3.4 In tale prospettiva va considerato che:

– se davvero il legislatore avesse voluto limitare la portata precettiva della norma all’esame ai soli crediti retributivi avrebbe, verosimilmente, esplicitato tale volontà facendo testuale riferimento al termine retribuzione o ad altro equivalente;

– per converso i soggetti contemplati attraverso il richiamo al D.P.R. n. 180 del 1950, art. 1 sono invece, in tale testo legislativo, quelli che corrispondono non soltanto retribuzioni lavorative, ma anche “le pensioni, le indennità, i sussidi ed i compensi di qualsiasi specie”, – la norma all’esame detta una particolare disciplina per il soddisfacimento diretto degli assegni divorzili (i quali vengono quindi a costituire un credito qualificato, come definito dalla ricordata sentenza n. 506/2002 della Corte Costituzionale), che prescinde perfino dalla considerazione dell’entità delle somme sulle quali può essere esercitato e dalle condizioni soggettive del coniuge obbligato, sicchè resterebbe oscuro perchè soltanto i crediti retributivi – e non anche quelli da pensione indennità o altri compensi in genere, parimenti destinati al sostentamento del beneficiario – dovrebbero essere stati esclusi da tale disciplina. Deve quindi concludersi che non soltanto i crediti retributivi, ma anche le altre prestazioni in denaro, ivi compresi i trattamenti pensionistici, rese dai soggetti di cui al D.P.R. n. 180 del 1950, art. 1 soggiacciono al prelievo diretto, nella quota indicata dalla L. n. 898 del 1970, art. 8, comma 6 a favore del titolare di assegno divorzile.

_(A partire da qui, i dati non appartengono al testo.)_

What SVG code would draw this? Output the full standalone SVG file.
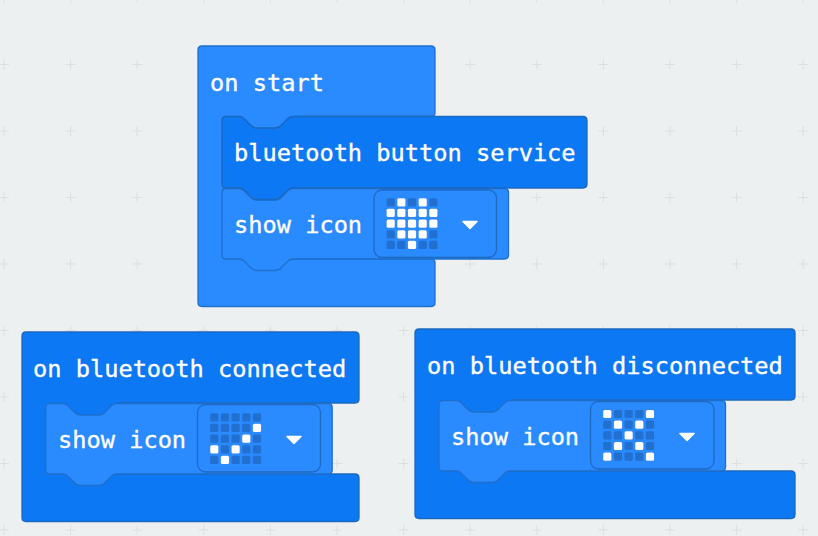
<svg xmlns="http://www.w3.org/2000/svg" xmlns:xlink="http://www.w3.org/1999/xlink" width="818" height="536" viewBox="0 0 818 536">
<style>
.bg{fill:#ecf0f1}
.light{fill:#2a8aff;stroke:#1f6fcc;stroke-width:1.3}
.dark{fill:#0d78f3;stroke:#1b68bf;stroke-width:1.3}
.field{fill:#2a8aff;stroke:#1e6ac0;stroke-width:1.3}
text{font-family:"DejaVu Sans Mono","Liberation Mono",monospace;font-size:23.65px;fill:#fff;stroke:#fff;stroke-width:.35}
.off{fill:#2170cf}
.on{fill:#fff}
.arrow{fill:#fff;stroke:#fff;stroke-width:1.5;stroke-linejoin:round}
.cross{stroke:#dcdfe1;stroke-width:1;fill:none}
</style>
<defs>
<path id="p" d="M-5 0H5M0 -5V5"/>
<rect id="c" x="-.1" y="-.1" width="8.200" height="8.200" rx="1.500"/>
<g id="board" class="off">
<use xlink:href="#c" x="0" y="0"/><use xlink:href="#c" x="10.67" y="0"/><use xlink:href="#c" x="21.33" y="0"/><use xlink:href="#c" x="32" y="0"/><use xlink:href="#c" x="42.67" y="0"/>
<use xlink:href="#c" x="0" y="10.67"/><use xlink:href="#c" x="10.67" y="10.67"/><use xlink:href="#c" x="21.33" y="10.67"/><use xlink:href="#c" x="32" y="10.67"/><use xlink:href="#c" x="42.67" y="10.67"/>
<use xlink:href="#c" x="0" y="21.33"/><use xlink:href="#c" x="10.67" y="21.33"/><use xlink:href="#c" x="21.33" y="21.33"/><use xlink:href="#c" x="32" y="21.33"/><use xlink:href="#c" x="42.67" y="21.33"/>
<use xlink:href="#c" x="0" y="32"/><use xlink:href="#c" x="10.67" y="32"/><use xlink:href="#c" x="21.33" y="32"/><use xlink:href="#c" x="32" y="32"/><use xlink:href="#c" x="42.67" y="32"/>
<use xlink:href="#c" x="0" y="42.67"/><use xlink:href="#c" x="10.67" y="42.67"/><use xlink:href="#c" x="21.33" y="42.67"/><use xlink:href="#c" x="32" y="42.67"/><use xlink:href="#c" x="42.67" y="42.67"/>
</g>
<path id="tri" d="M0 0H14L7 7Z"/>
<path id="stmt" d="M4 0H17.500Q20 0 22 2L28 8Q31 11.500 35 11.500H53Q57 11.500 60 8L66 2Q68 0 70.500 0H282.500Q286.500 0 286.500 4V66.500Q286.500 70.500 282.500 70.500H70.500Q68 70.500 66 72.500L60 78.500Q57 82 53 82H35Q31 82 28 78.500L22 72.500Q20 70.500 17.500 70.500H4Q0 70.500 0 66.500V4Q0 0 4 0Z"/>
</defs>
<rect class="bg" width="818" height="536"/>
<g id="grid" class="cross">
<use xlink:href="#p" x="4" y="-2"/><use xlink:href="#p" x="70.600" y="-2"/><use xlink:href="#p" x="137.200" y="-2"/><use xlink:href="#p" x="203.800" y="-2"/><use xlink:href="#p" x="270.400" y="-2"/><use xlink:href="#p" x="337" y="-2"/><use xlink:href="#p" x="403.600" y="-2"/><use xlink:href="#p" x="470.200" y="-2"/><use xlink:href="#p" x="536.800" y="-2"/><use xlink:href="#p" x="603.400" y="-2"/><use xlink:href="#p" x="670" y="-2"/><use xlink:href="#p" x="736.600" y="-2"/><use xlink:href="#p" x="803.200" y="-2"/>
<use xlink:href="#p" x="4" y="64.500"/><use xlink:href="#p" x="70.600" y="64.500"/><use xlink:href="#p" x="137.200" y="64.500"/><use xlink:href="#p" x="470.200" y="64.500"/><use xlink:href="#p" x="536.800" y="64.500"/><use xlink:href="#p" x="603.400" y="64.500"/><use xlink:href="#p" x="670" y="64.500"/><use xlink:href="#p" x="736.600" y="64.500"/><use xlink:href="#p" x="803.200" y="64.500"/>
<use xlink:href="#p" x="4" y="131"/><use xlink:href="#p" x="70.600" y="131"/><use xlink:href="#p" x="137.200" y="131"/><use xlink:href="#p" x="603.400" y="131"/><use xlink:href="#p" x="670" y="131"/><use xlink:href="#p" x="736.600" y="131"/><use xlink:href="#p" x="803.200" y="131"/>
<use xlink:href="#p" x="4" y="197.500"/><use xlink:href="#p" x="70.600" y="197.500"/><use xlink:href="#p" x="137.200" y="197.500"/><use xlink:href="#p" x="536.800" y="197.500"/><use xlink:href="#p" x="603.400" y="197.500"/><use xlink:href="#p" x="670" y="197.500"/><use xlink:href="#p" x="736.600" y="197.500"/><use xlink:href="#p" x="803.200" y="197.500"/>
<use xlink:href="#p" x="4" y="264"/><use xlink:href="#p" x="70.600" y="264"/><use xlink:href="#p" x="137.200" y="264"/><use xlink:href="#p" x="470.200" y="264"/><use xlink:href="#p" x="536.800" y="264"/><use xlink:href="#p" x="603.400" y="264"/><use xlink:href="#p" x="670" y="264"/><use xlink:href="#p" x="736.600" y="264"/><use xlink:href="#p" x="803.200" y="264"/>
<use xlink:href="#p" x="4" y="330.500"/><use xlink:href="#p" x="70.600" y="330.500"/><use xlink:href="#p" x="137.200" y="330.500"/><use xlink:href="#p" x="203.800" y="330.500"/><use xlink:href="#p" x="270.400" y="330.500"/><use xlink:href="#p" x="337" y="330.500"/><use xlink:href="#p" x="403.600" y="330.500"/><use xlink:href="#p" x="470.200" y="330.500"/><use xlink:href="#p" x="536.800" y="330.500"/><use xlink:href="#p" x="603.400" y="330.500"/><use xlink:href="#p" x="670" y="330.500"/><use xlink:href="#p" x="736.600" y="330.500"/><use xlink:href="#p" x="803.200" y="330.500"/>
<use xlink:href="#p" x="4" y="397"/><use xlink:href="#p" x="403.600" y="397"/><use xlink:href="#p" x="803.200" y="397"/>
<use xlink:href="#p" x="4" y="463.500"/><use xlink:href="#p" x="337" y="463.500"/><use xlink:href="#p" x="403.600" y="463.500"/><use xlink:href="#p" x="736.600" y="463.500"/><use xlink:href="#p" x="803.200" y="463.500"/>
<use xlink:href="#p" x="4" y="530"/><use xlink:href="#p" x="70.600" y="530"/><use xlink:href="#p" x="137.200" y="530"/><use xlink:href="#p" x="203.800" y="530"/><use xlink:href="#p" x="270.400" y="530"/><use xlink:href="#p" x="337" y="530"/><use xlink:href="#p" x="403.600" y="530"/><use xlink:href="#p" x="470.200" y="530"/><use xlink:href="#p" x="536.800" y="530"/><use xlink:href="#p" x="603.400" y="530"/><use xlink:href="#p" x="670" y="530"/><use xlink:href="#p" x="736.600" y="530"/><use xlink:href="#p" x="803.200" y="530"/>
</g>
<g id="connectors"/>
<g id="on-start">
<path class="light" d="M202 46H431Q435 46 435 50V112.500Q435 116.500 431 116.500H295V135H224V250H290V259H431Q435 259 435 263V302.500Q435 306.500 431 306.500H202Q198 306.500 198 302.500V50Q198 46 202 46Z"/>
<text x="210" y="91">on start</text>
</g>
<g id="show-icon-heart">
<use xlink:href="#stmt" class="light" x="222" y="188.500"/>
<text x="234" y="233">show icon</text>
<rect class="field" x="374" y="190" width="122.500" height="67.500" rx="8"/>
<g transform="translate(386.700 198.300)"><use xlink:href="#board"/>
<g class="on"><use xlink:href="#c" x="10.67" y="0"/><use xlink:href="#c" x="32" y="0"/><use xlink:href="#c" x="0" y="10.67"/><use xlink:href="#c" x="10.67" y="10.67"/><use xlink:href="#c" x="21.33" y="10.67"/><use xlink:href="#c" x="32" y="10.67"/><use xlink:href="#c" x="42.67" y="10.67"/><use xlink:href="#c" x="0" y="21.33"/><use xlink:href="#c" x="10.67" y="21.33"/><use xlink:href="#c" x="21.33" y="21.33"/><use xlink:href="#c" x="32" y="21.33"/><use xlink:href="#c" x="42.67" y="21.33"/><use xlink:href="#c" x="10.67" y="32"/><use xlink:href="#c" x="21.33" y="32"/><use xlink:href="#c" x="32" y="32"/><use xlink:href="#c" x="21.33" y="42.67"/></g></g>
<use xlink:href="#tri" class="arrow" x="463" y="221.500"/>
</g>
<g id="bluetooth-button-service">
<path class="dark" d="M226 116.500H239.500Q242 116.500 244 118.500L250 124.500Q253 128 257 128H275Q279 128 282 124.500L288 118.500Q290 116.500 292.500 116.500H583Q587 116.500 587 120.500V184Q587 188 583 188H292.500Q290 188 288 190L282 196Q279 199.500 275 199.500H257Q253 199.500 250 196L244 190Q242 188 239.500 188H226Q222 188 222 184V120.500Q222 116.500 226 116.500Z"/>
<text x="234" y="161">bluetooth button service</text>
</g>
<g id="on-bluetooth-connected">
<path class="dark" d="M26 332H355Q359 332 359 336V399Q359 403 355 403H119V420H48V465H114V474H355Q359 474 359 478V517.500Q359 521.500 355 521.500H26Q22 521.500 22 517.500V336Q22 332 26 332Z"/>
<text x="33" y="377">on bluetooth connected</text>
</g>
<g id="show-icon-check">
<use xlink:href="#stmt" class="light" x="45.700" y="403.500"/>
<text x="58" y="448">show icon</text>
<rect class="field" x="197.500" y="404.500" width="123" height="67.500" rx="8"/>
<g transform="translate(210.300 413.300)"><use xlink:href="#board"/>
<g class="on"><use xlink:href="#c" x="42.670" y="10.670"/><use xlink:href="#c" x="32" y="21.330"/><use xlink:href="#c" x="0" y="32"/><use xlink:href="#c" x="21.330" y="32"/><use xlink:href="#c" x="10.670" y="42.670"/></g></g>
<use xlink:href="#tri" class="arrow" x="287" y="436.500"/>
</g>
<g id="on-bluetooth-disconnected">
<path class="dark" d="M419 329H791Q795 329 795 333V396Q795 400 791 400H512V417H441V462H507V471H791Q795 471 795 475V514.500Q795 518.500 791 518.500H419Q415 518.500 415 514.500V333Q415 329 419 329Z"/>
<text x="427" y="374">on bluetooth disconnected</text>
</g>
<g id="show-icon-cross">
<use xlink:href="#stmt" class="light" x="439" y="400.500"/>
<text x="451" y="445">show icon</text>
<rect class="field" x="590.500" y="401.500" width="123.500" height="67.500" rx="8"/>
<g transform="translate(603.300 410)"><use xlink:href="#board"/>
<g class="on"><use xlink:href="#c" x="0" y="0"/><use xlink:href="#c" x="42.670" y="0"/><use xlink:href="#c" x="10.670" y="10.670"/><use xlink:href="#c" x="32" y="10.670"/><use xlink:href="#c" x="21.330" y="21.330"/><use xlink:href="#c" x="10.670" y="32"/><use xlink:href="#c" x="32" y="32"/><use xlink:href="#c" x="0" y="42.670"/><use xlink:href="#c" x="42.670" y="42.670"/></g></g>
<use xlink:href="#tri" class="arrow" x="680" y="433.500"/>
</g>
</svg>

La causa va quindi decisa sulla base del suddetto principio di diritto;

essendosene il Tribunale discostato, il motivo all’esame risulta pertanto fondato.

4. In definitiva il primo motivo di ricorso va rigettato, mentre il secondo va accolto.

Per l’effetto la sentenza impugnata deve essere cassata in relazione al motivo accolto e, non essendo necessari ulteriori accertamenti in fatto, la controversia può essere decisa con il rigetto della domanda.

Il difforme esito del grado di merito, le oggettive difficoltà ermeneutiche della normativa di riferimento e l’assenza di precedenti specifici di legittimità consigliano la compensazione delle spese relative all’intero processo.

P.Q.M.

La Corte accoglie il secondo motivo di ricorso e rigetta il primo;

cassa la sentenza impugnata in relazione al motivo accolto e, decidendo ne merito, rigetta la domanda; spese dell’intero processo compensate.

Così deciso in Roma, il 27 ottobre 2011.